Daily Reading for April 6 • The Third Sunday of Easter
Without the resurrection the Christian movement would have petered out in ignominy and there would have been no Christianity. Without the resurrection Christianity would not be itself, as the distinctiveness of Christianity is not its adherence to a teacher who lived long ago but its belief that “Jesus is Lord” for every generation through the centuries. . . .Something happened so as to vindicate for the apostles the meaning of the cross, and to make the person of Jesus contagious to them. The evidence for a stupendous happening, which the New Testament writers mention, was the survival of the church, the appearances of Jesus in a visible and audible impact on the apostles, and the discovery that the tomb was empty. The several elements in this threefold evidence no doubt had different degrees of evidential weight for different people, and they have such varying degrees still. . . .
The Emmaus story illustrates the various ingredients of belief in the resurrection. There was the climax, Jesus known and recognized in the breaking of the bread and vanishing from their sight: it was the moment of faith and encounter. But there had been previously the reflection on the divine purpose in scriptures which the stranger had unfolded to them on the road. There had been the report that the tomb had been found empty, and that the discovery had been corroborated by other observers. There was the corroboration of the two disciples’ seeing of Jesus at Emmaus by the news that the apostles in Jerusalem had also seen him.

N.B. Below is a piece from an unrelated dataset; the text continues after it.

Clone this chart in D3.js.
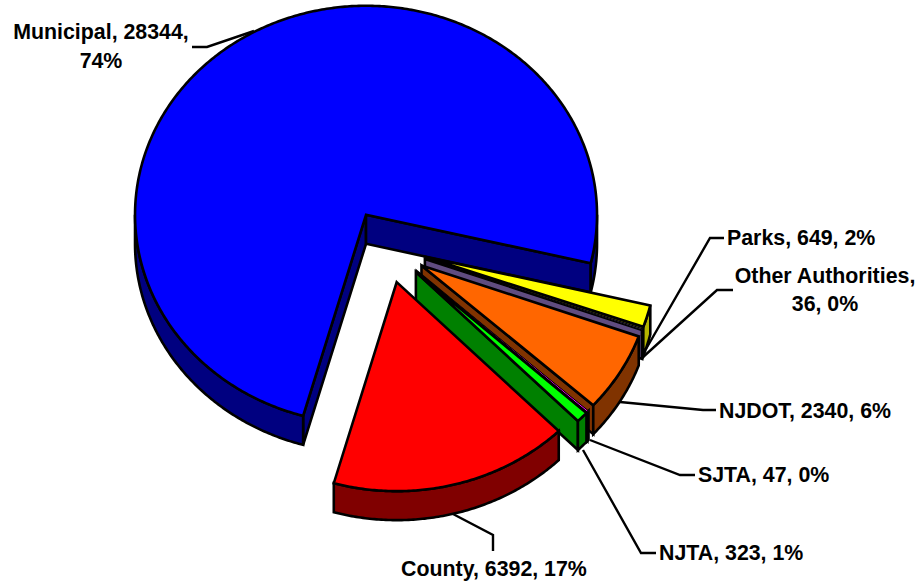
<!DOCTYPE html>
<html>
<head>
<meta charset="utf-8">
<title>Road ownership pie</title>
<script src="https://cdnjs.cloudflare.com/ajax/libs/d3/7.8.5/d3.min.js"></script>
<style>
    html, body { margin: 0; padding: 0; background: #fff; }
    svg { display: block; }
    text { font-family: "Liberation Sans", Arial, sans-serif; font-weight: bold; font-size: 21.35px; fill: #000; }
</style>
</head>
<body>
<svg id="chart" width="919" height="583"></svg>
<script>
'use strict';

// Chart data
var names = ['Municipal', 'Parks', 'Other Authorities', 'NJDOT', 'SJTA', 'NJTA', 'County'];
var miles = [28344, 649, 36, 2340, 47, 323, 6392];
var topColors = ['#0000ff', '#ffff00', '#604c80', '#ff6600', '#ff00ff', '#00ff00', '#ff0000'];
var wallColors = ['#000080', '#b4b400', '#604c80', '#803300', '#800080', '#008000', '#800000'];

// Layout of the tilted pie
var centerX = 386.6;
var centerY = 246.5;
var radiusX = 231;
var radiusY = 209;
var depth = 29;
var explode = 0.176;
var firstAngle = 195.8 * Math.PI / 180;
var edgeWidth = 2.6;
var thinEdgeWidth = 1; // slivers would turn solid black otherwise

// Label text anchors and leader lines, same order as names
var labelSpots = [
    {lines: [[101, 39, 1], [101, 68, 0]], leader: [[192, 47], [207, 47], [254, 31]]},
    {lines: [[727, 245, -1]], leader: [[646, 349], [710, 238], [724, 238]]},
    {lines: [[825, 283, 1], [825, 311, 0]], leader: [[642, 358], [717, 290], [733, 290]]},
    {lines: [[719, 418, -1]], leader: [[620, 402], [703, 410], [716, 410]]},
    {lines: [[698, 482, -1]], leader: [[590, 440], [680, 475], [695, 475]]},
    {lines: [[659, 560, -1]], leader: [[583, 450], [641, 553], [656, 553]]},
    {lines: [[401, 576, -1]], leader: [[453, 514], [493, 535], [493, 551]]}
];

var svg = d3.select('#chart');
var total = d3.sum(miles);
var pct = d3.format('.0%');

// Unit circle -> pixels, the tilt is just a smaller y range
var xScale = d3.scaleLinear().domain([-1, 1]).range([-radiusX, radiusX]);
var yScale = d3.scaleLinear().domain([-1, 1]).range([-radiusY, radiusY]);

var pie = d3.pie()
    .sort(null)
    .startAngle(firstAngle)
    .endAngle(firstAngle + 2 * Math.PI);
var slices = pie(miles);

var outline = d3.line().curve(d3.curveLinearClosed);

function rimPoint(origin, angle, drop) {
    return [origin[0] + xScale(Math.sin(angle)), origin[1] + yScale(-Math.cos(angle)) + drop];
}

// Samples the rim between two angles
function rim(origin, from, to, drop) {
    var steps = Math.max(1, Math.ceil((to - from) / 0.01));
    return d3.range(steps + 1).map(function(i) {
        return rimPoint(origin, from + (to - from) * i / steps, drop);
    });
}

function shape(points, fill, width) {
    svg.append('path')
        .attr('d', outline(points))
        .attr('fill', fill)
        .attr('stroke', '#000')
        .attr('stroke-width', width)
        .attr('stroke-linejoin', 'miter');
}

function cutWall(origin, angle, fill) {
    shape([
        origin,
        rimPoint(origin, angle, 0),
        rimPoint(origin, angle, depth),
        [origin[0], origin[1] + depth]
    ], fill, edgeWidth);
}

// Back to front, later slices sit over the walls of earlier ones
slices.forEach(function(d, i) {
    var mid = (d.startAngle + d.endAngle) / 2;
    var origin = [
        centerX + explode * xScale(Math.sin(mid)),
        centerY + explode * yScale(-Math.cos(mid))
    ];

    // Cut faces only show when they look down the page
    if (Math.sin(d.startAngle) < 0) cutWall(origin, d.startAngle, wallColors[i]);
    if (Math.sin(d.endAngle) > 0) cutWall(origin, d.endAngle, wallColors[i]);

    // Outer wall, only the near half of the rim
    [0, 1].forEach(function(k) {
        var from = Math.max(d.startAngle, Math.PI / 2 + k * 2 * Math.PI);
        var to = Math.min(d.endAngle, 3 * Math.PI / 2 + k * 2 * Math.PI);
        if (from < to) {
            shape(rim(origin, from, to, 0).concat(rim(origin, from, to, depth).reverse()), wallColors[i], edgeWidth);
        }
    });

    var isSliver = d.endAngle - d.startAngle < 0.02;
    shape([origin].concat(rim(origin, d.startAngle, d.endAngle, 0)), topColors[i], isSliver ? thinEdgeWidth : edgeWidth);
});

// Leader lines
svg.selectAll('path.leader')
    .data(labelSpots)
    .enter().append('path')
    .attr('class', 'leader')
    .attr('d', function(d) { return d3.line()(d.leader); })
    .attr('fill', 'none')
    .attr('stroke', '#000')
    .attr('stroke-width', 2.4);

// Labels: name, value, share. Long ones wrap, see labelSpots
function labelLines(i) {
    var share = pct(miles[i] / total);
    if (names[i] === 'Municipal') return [names[i] + ', ' + miles[i] + ',', share];
    if (names[i] === 'Other Authorities') return [names[i] + ',', miles[i] + ', ' + share];
    return [names[i] + ', ' + miles[i] + ', ' + share];
}

labelSpots.forEach(function(spot, i) {
    labelLines(i).forEach(function(line, j) {
        var at = spot.lines[j];
        svg.append('text')
            .attr('x', at[0])
            .attr('y', at[1])
            .attr('text-anchor', at[2] < 0 ? 'start' : 'middle')
            .text(line);
    });
});
</script>
</body>
</html>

I am suggesting not that the Emmaus story tells us exactly how the Easter faith began, but that it illustrates the apostolic church’s view of the factors in the creation of that faith for the original and subsequent believers. To value these evidential factors is not, as Bultmann suggests, to lapse into a worldly-minded historicism, for the Easter faith, existential as it is, was and is related to evidential history. Christians believe in the resurrection partly because a series of facts are unaccountable without it.
From God, Christ, and the World by Michael Ramsey, quoted in To Believe is To Pray: Readings from Michael Ramsey, edited by James E. Griffiss (Cowley Publications, 1996).